First nationwide lockdown was legally effective from 1:00pm on 26th March 2020.
Initially, all “non-essential” high street businesses were closed and people were ordered to stay at home, permitted to leave for essential purposes only, such as buying food or for medical reasons. Starting in May 2020, the laws were slowly relaxed. People were permitted to leave home for outdoor recreation (beyond exercise) from 13 May. On 1 June, the restriction on leaving home was replaced with a requirement to be home overnight, and people were permitted to meet outside in groups of up to six people.
Second national lockdown (November 2020)
On 5 November 2020, national restrictions were reintroduced in England. During the second national lockdown, non-essential high street businesses were closed, and people were prohibited from meeting those not in their “support bubble” inside.
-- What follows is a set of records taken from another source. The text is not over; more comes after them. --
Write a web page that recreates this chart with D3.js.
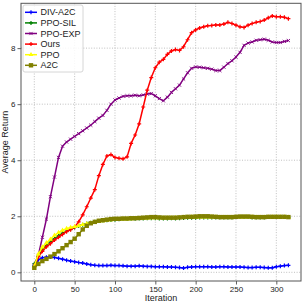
<!DOCTYPE html>
<html>
<head>
<meta charset="utf-8">
<script src="https://cdn.jsdelivr.net/npm/d3@7"></script>
<style>
  body { margin: 0; background: #fff; }
  svg { display: block; font-family: "Liberation Sans", Arial, sans-serif; }
</style>
</head>
<body>
<svg width="305" height="306"></svg>
<script>
// iterations (one point every 5 iterations)
var iterations = d3.range(0, 320, 5);

var divA2C = [0.25,0.45,0.52,0.54,0.55,0.53,0.50,0.47,0.43,0.40,0.38,0.35,0.33,0.30,0.27,0.25,
  0.24,0.24,0.24,0.25,0.24,0.24,0.23,0.22,0.22,0.22,0.23,0.22,0.21,0.21,0.20,0.20,
  0.20,0.19,0.19,0.18,0.17,0.15,0.18,0.19,0.20,0.20,0.20,0.20,0.19,0.19,0.20,0.20,
  0.19,0.19,0.19,0.19,0.18,0.17,0.17,0.18,0.18,0.17,0.16,0.16,0.20,0.22,0.24,0.25];

var ppoSIL = [0.30,0.58,0.80,0.95,1.08,1.20,1.30,1.40,1.47,1.54,1.60,1.65,1.70,1.74,1.77,1.80,
  1.83,1.85,1.86,1.87,1.88,1.89,1.90,1.90,1.91,1.91,1.92,1.92,1.93,1.93,1.93,1.92,
  1.92,1.92,1.93,1.92,1.93,1.94,1.95,1.95,1.95,1.96,1.96,1.96,1.96,1.96,1.96,1.96,
  1.96,1.96,1.97,1.97,1.97,1.97,1.96,1.96,1.96,1.96,1.97,1.97,1.97,1.97,1.97,1.97];

var ppoEXP = [0.25,0.60,1.25,1.90,2.70,3.40,4.10,4.50,4.65,4.75,4.85,4.95,5.05,5.15,5.25,5.38,
  5.50,5.60,5.78,6.00,6.15,6.22,6.28,6.30,6.30,6.32,6.30,6.33,6.36,6.38,6.30,6.20,
  6.12,6.25,6.42,6.55,6.68,6.90,7.12,7.28,7.33,7.32,7.30,7.28,7.25,7.20,7.20,7.32,
  7.45,7.55,7.68,7.85,8.10,8.18,8.22,8.28,8.30,8.32,8.28,8.22,8.20,8.20,8.24,8.27];

var ours = [0.20,0.55,0.75,0.91,1.02,1.15,1.25,1.35,1.45,1.52,1.62,1.80,2.05,2.34,2.65,2.95,
  3.45,3.85,4.15,4.20,4.10,4.07,4.05,4.12,4.60,4.90,5.30,5.90,6.50,6.95,7.30,7.50,
  7.60,7.78,7.90,7.95,7.92,8.05,8.30,8.55,8.65,8.72,8.76,8.80,8.81,8.83,8.83,8.86,
  8.92,8.88,8.82,8.76,8.74,8.82,8.88,8.92,8.95,9.00,9.08,9.15,9.12,9.12,9.10,9.05];

var ppo = [0.22,0.65,0.90,1.05,1.18,1.32,1.42,1.50,1.56,1.60,1.63,1.66,1.70,1.73,1.76,1.79,
  1.82,1.84,1.86,1.87,1.88,1.89,1.90,1.90,1.91,1.92,1.92,1.93,1.93,1.94,1.94,1.94,
  1.94,1.94,1.94,1.95,1.95,1.96,1.96,1.97,1.97,1.97,1.97,1.97,1.97,1.97,1.96,1.96,
  1.96,1.96,1.97,1.97,1.97,1.97,1.97,1.96,1.96,1.96,1.97,1.97,1.97,1.97,1.97,1.96];

var a2c = [0.16,0.30,0.40,0.48,0.56,0.65,0.75,0.86,0.97,1.08,1.20,1.36,1.53,1.66,1.75,1.80,
  1.84,1.86,1.88,1.90,1.91,1.91,1.92,1.92,1.93,1.93,1.94,1.95,1.96,1.97,1.97,1.96,
  1.95,1.95,1.95,1.95,1.96,1.97,1.98,1.98,1.99,2.00,2.00,2.00,1.99,1.98,1.97,1.97,
  1.97,1.97,1.98,1.99,1.99,1.99,1.98,1.97,1.97,1.97,1.98,1.98,1.98,1.98,1.98,1.97];

var xTicks = [0, 50, 100, 150, 200, 250, 300];
var yTicks = [0, 2, 4, 6, 8];

var series = [
  { name: "DIV-A2C", values: divA2C, color: "#0000ff", marker: "plus" },
  { name: "PPO-SIL", values: ppoSIL, color: "#008000", marker: "plus" },
  { name: "PPO-EXP", values: ppoEXP, color: "#800080", marker: "x" },
  { name: "Ours",    values: ours,   color: "#ff0000", marker: "plus" },
  { name: "PPO",     values: ppo,    color: "#ffff00", marker: "tri" },
  { name: "A2C",     values: a2c,    color: "#808000", marker: "square" }
];

var svg = d3.select("svg");
var mLeft = 21, mRight = 301, mTop = 3.3, mBottom = 281;

var x = d3.scaleLinear().domain([-16.5, 330.6]).range([mLeft, mRight]);
var y = d3.scaleLinear().domain([-0.31, 9.6]).range([mBottom, mTop]);

// grid
var grid = svg.append("g");
grid.selectAll(".gx").data(xTicks).enter().append("line")
  .attr("x1", d => x(d)).attr("x2", d => x(d))
  .attr("y1", mTop).attr("y2", mBottom)
  .attr("stroke", "#b0b0b0").attr("stroke-width", 0.8).attr("stroke-dasharray", "1,1.6");
grid.selectAll(".gy").data(yTicks).enter().append("line")
  .attr("x1", mLeft).attr("x2", mRight)
  .attr("y1", d => y(d)).attr("y2", d => y(d))
  .attr("stroke", "#b0b0b0").attr("stroke-width", 0.8).attr("stroke-dasharray", "1,1.6");

// axes
var xAxis = svg.append("g").attr("transform", "translate(0," + mBottom + ")")
  .call(d3.axisBottom(x).tickValues(xTicks).tickSize(3.5).tickPadding(1.5));
var yAxis = svg.append("g").attr("transform", "translate(" + mLeft + ",0)")
  .call(d3.axisLeft(y).tickValues(yTicks).tickSize(3.5).tickPadding(2));
[xAxis, yAxis].forEach(function (a) {
  a.select(".domain").remove();
  a.selectAll("line").attr("stroke", "#333").attr("stroke-width", 0.8);
  a.selectAll("text").attr("fill", "#222").style("font-size", "8px")
    .style("font-family", "'Liberation Sans', Arial, sans-serif");
});

// lines
var line = d3.line().x((d, i) => x(iterations[i])).y(d => y(d));

function drawMarker(g, type, cx, cy, color) {
  if (type === "square") {
    g.append("rect").attr("x", cx - 2.2).attr("y", cy - 2.2).attr("width", 4.4).attr("height", 4.4)
      .attr("fill", color);
  } else if (type === "tri") {
    g.append("path").attr("d", d3.symbol(d3.symbolTriangle, 10)())
      .attr("transform", "translate(" + cx + "," + cy + ")").attr("fill", color);
  } else if (type === "x") {
    g.append("path").attr("d", "M-1.6,-1.6L1.6,1.6M-1.6,1.6L1.6,-1.6")
      .attr("transform", "translate(" + cx + "," + cy + ")")
      .attr("stroke", color).attr("stroke-width", 0.9);
  } else {
    g.append("path").attr("d", "M-2,0L2,0M0,-2L0,2")
      .attr("transform", "translate(" + cx + "," + cy + ")")
      .attr("stroke", color).attr("stroke-width", 1.2);
  }
}

var plot = svg.append("g");
series.forEach(function (s) {
  var g = plot.append("g");
  g.append("path").datum(s.values).attr("d", line)
    .attr("fill", "none").attr("stroke", s.color).attr("stroke-width", 1.5)
    .attr("stroke-linejoin", "round");
  s.values.forEach(function (v, i) {
    drawMarker(g, s.marker, x(iterations[i]), y(v), s.color);
  });
});

// frame
svg.append("rect").attr("x", mLeft).attr("y", mTop)
  .attr("width", mRight - mLeft).attr("height", mBottom - mTop)
  .attr("fill", "none").attr("stroke", "#555").attr("stroke-width", 1);

// axis titles
svg.append("text").attr("x", (mLeft + mRight) / 2).attr("y", 301)
  .attr("text-anchor", "middle").style("font-size", "9px").attr("fill", "#222")
  .text("Iteration");
svg.append("text").attr("transform", "translate(8," + ((mTop + mBottom) / 2) + ") rotate(-90)")
  .attr("text-anchor", "middle").style("font-size", "9px").attr("fill", "#222")
  .text("Average Return");

// legend
var lg = svg.append("g");
lg.append("rect").attr("x", 23).attr("y", 5).attr("width", 60).attr("height", 67)
  .attr("rx", 2).attr("fill", "#fff").attr("fill-opacity", 0.85)
  .attr("stroke", "#ccc").attr("stroke-width", 0.8);
series.forEach(function (s, i) {
  var ly = 12.3 + i * 10.6;
  lg.append("line").attr("x1", 25).attr("x2", 37).attr("y1", ly).attr("y2", ly)
    .attr("stroke", s.color).attr("stroke-width", 1.5);
  drawMarker(lg, s.marker, 31, ly, s.color);
  lg.append("text").attr("x", 40.5).attr("y", ly).attr("dy", "0.35em")
    .style("font-size", "9px").attr("fill", "#222").text(s.name);
});
</script>
</body>
</html>
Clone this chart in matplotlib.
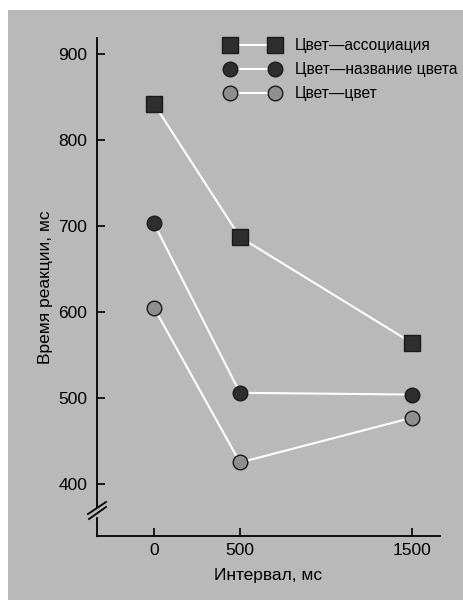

People could leave home to meet one person from outside their support bubble outdoors.
Third national lockdown (January to March 2021)
Following concerns that the four-tier system was not containing the spread of the Alpha variant, national restrictions were reintroduced for a third time on 6 January 2021.
The rules during the third lockdown were more like those in the first lockdown. People were once again told to stay at home. However, people could still form support bubbles (if eligible) and some gatherings were exempted from the gatherings ban (for example, religious services and some small weddings were permitted).